** BEGIN **
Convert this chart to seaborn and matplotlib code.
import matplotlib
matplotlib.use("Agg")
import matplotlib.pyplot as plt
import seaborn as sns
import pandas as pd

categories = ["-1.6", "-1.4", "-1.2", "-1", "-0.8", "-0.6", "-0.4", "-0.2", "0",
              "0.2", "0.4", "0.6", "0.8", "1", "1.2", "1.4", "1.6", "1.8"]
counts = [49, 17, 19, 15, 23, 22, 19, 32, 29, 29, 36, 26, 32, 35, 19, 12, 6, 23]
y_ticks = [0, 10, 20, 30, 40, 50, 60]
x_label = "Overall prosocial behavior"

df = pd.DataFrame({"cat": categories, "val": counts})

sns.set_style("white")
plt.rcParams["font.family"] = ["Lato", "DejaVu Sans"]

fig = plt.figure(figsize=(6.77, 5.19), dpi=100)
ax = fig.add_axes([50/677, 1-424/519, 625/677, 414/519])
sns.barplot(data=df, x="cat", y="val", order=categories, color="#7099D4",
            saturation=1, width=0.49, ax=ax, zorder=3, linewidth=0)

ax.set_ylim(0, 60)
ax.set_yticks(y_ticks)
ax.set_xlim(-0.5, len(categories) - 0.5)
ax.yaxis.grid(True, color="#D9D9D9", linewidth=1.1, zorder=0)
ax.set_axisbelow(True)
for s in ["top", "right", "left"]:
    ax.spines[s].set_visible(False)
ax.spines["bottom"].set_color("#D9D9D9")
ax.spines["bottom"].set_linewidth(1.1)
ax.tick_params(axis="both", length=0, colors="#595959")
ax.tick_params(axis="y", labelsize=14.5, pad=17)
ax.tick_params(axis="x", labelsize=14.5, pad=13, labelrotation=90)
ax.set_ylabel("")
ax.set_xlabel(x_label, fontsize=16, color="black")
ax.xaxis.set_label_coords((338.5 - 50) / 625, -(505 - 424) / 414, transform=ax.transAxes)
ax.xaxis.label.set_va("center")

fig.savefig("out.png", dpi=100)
** END **
** BEGIN **
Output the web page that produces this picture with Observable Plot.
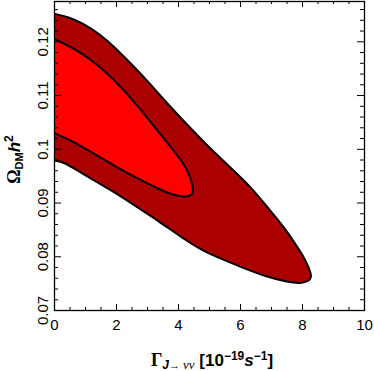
** END **
** BEGIN **
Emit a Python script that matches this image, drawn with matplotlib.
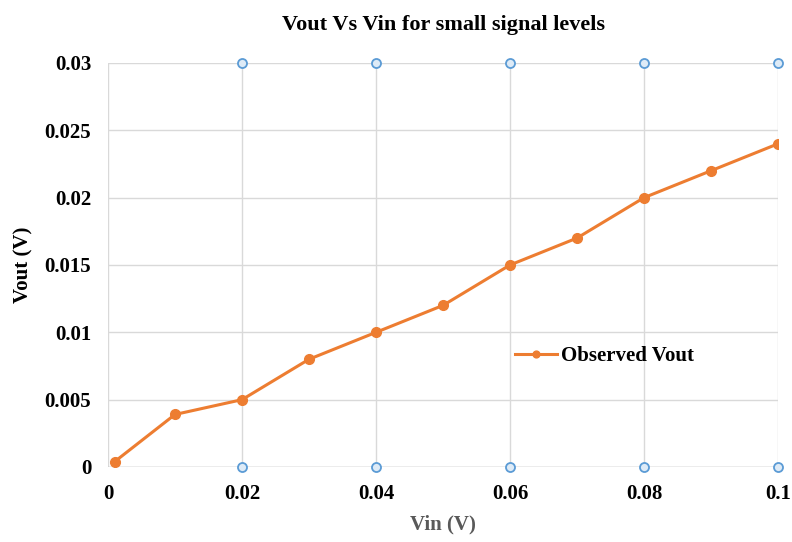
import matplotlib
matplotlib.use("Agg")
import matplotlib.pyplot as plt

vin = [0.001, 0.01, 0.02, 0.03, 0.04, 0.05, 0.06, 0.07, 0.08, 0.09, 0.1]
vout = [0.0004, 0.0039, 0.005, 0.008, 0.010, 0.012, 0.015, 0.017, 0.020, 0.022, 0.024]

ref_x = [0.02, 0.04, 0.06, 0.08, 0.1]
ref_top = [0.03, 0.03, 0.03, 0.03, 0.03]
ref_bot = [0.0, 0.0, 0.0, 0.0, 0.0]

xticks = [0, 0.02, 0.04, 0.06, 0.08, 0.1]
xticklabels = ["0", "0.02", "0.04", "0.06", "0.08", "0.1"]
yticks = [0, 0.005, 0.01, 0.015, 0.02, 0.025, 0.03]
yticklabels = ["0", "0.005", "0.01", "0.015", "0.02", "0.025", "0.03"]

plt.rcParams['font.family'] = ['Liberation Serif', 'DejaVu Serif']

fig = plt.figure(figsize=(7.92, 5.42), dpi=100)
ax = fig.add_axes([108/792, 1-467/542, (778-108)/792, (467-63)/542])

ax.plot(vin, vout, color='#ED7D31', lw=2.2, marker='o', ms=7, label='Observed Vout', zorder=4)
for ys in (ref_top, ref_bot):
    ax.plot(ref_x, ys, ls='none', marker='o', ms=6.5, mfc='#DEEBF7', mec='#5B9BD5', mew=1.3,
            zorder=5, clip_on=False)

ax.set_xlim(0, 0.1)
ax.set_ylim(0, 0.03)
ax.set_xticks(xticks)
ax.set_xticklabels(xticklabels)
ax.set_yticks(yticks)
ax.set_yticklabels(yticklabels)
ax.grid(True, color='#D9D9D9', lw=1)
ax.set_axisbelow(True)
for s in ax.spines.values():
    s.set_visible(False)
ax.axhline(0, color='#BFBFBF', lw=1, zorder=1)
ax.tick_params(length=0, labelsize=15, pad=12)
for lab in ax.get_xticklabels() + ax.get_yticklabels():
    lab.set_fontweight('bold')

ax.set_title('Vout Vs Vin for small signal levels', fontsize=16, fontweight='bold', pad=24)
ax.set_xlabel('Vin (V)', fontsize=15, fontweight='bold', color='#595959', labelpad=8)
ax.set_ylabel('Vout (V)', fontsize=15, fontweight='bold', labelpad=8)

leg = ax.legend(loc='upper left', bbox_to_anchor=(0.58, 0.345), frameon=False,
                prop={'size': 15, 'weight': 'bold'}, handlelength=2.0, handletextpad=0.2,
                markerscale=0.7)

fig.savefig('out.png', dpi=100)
** END **
From the listing above, repeat only the lines between the line containing "Emit a Python" and the line containing "plt.rcParams['font.family'] = ['Liberation", those two included. Pictures are not part of the copy.

Emit a Python script that matches this image, drawn with matplotlib.
import matplotlib
matplotlib.use("Agg")
import matplotlib.pyplot as plt

vin = [0.001, 0.01, 0.02, 0.03, 0.04, 0.05, 0.06, 0.07, 0.08, 0.09, 0.1]
vout = [0.0004, 0.0039, 0.005, 0.008, 0.010, 0.012, 0.015, 0.017, 0.020, 0.022, 0.024]

ref_x = [0.02, 0.04, 0.06, 0.08, 0.1]
ref_top = [0.03, 0.03, 0.03, 0.03, 0.03]
ref_bot = [0.0, 0.0, 0.0, 0.0, 0.0]

xticks = [0, 0.02, 0.04, 0.06, 0.08, 0.1]
xticklabels = ["0", "0.02", "0.04", "0.06", "0.08", "0.1"]
yticks = [0, 0.005, 0.01, 0.015, 0.02, 0.025, 0.03]
yticklabels = ["0", "0.005", "0.01", "0.015", "0.02", "0.025", "0.03"]

plt.rcParams['font.family'] = ['Liberation Serif', 'DejaVu Serif']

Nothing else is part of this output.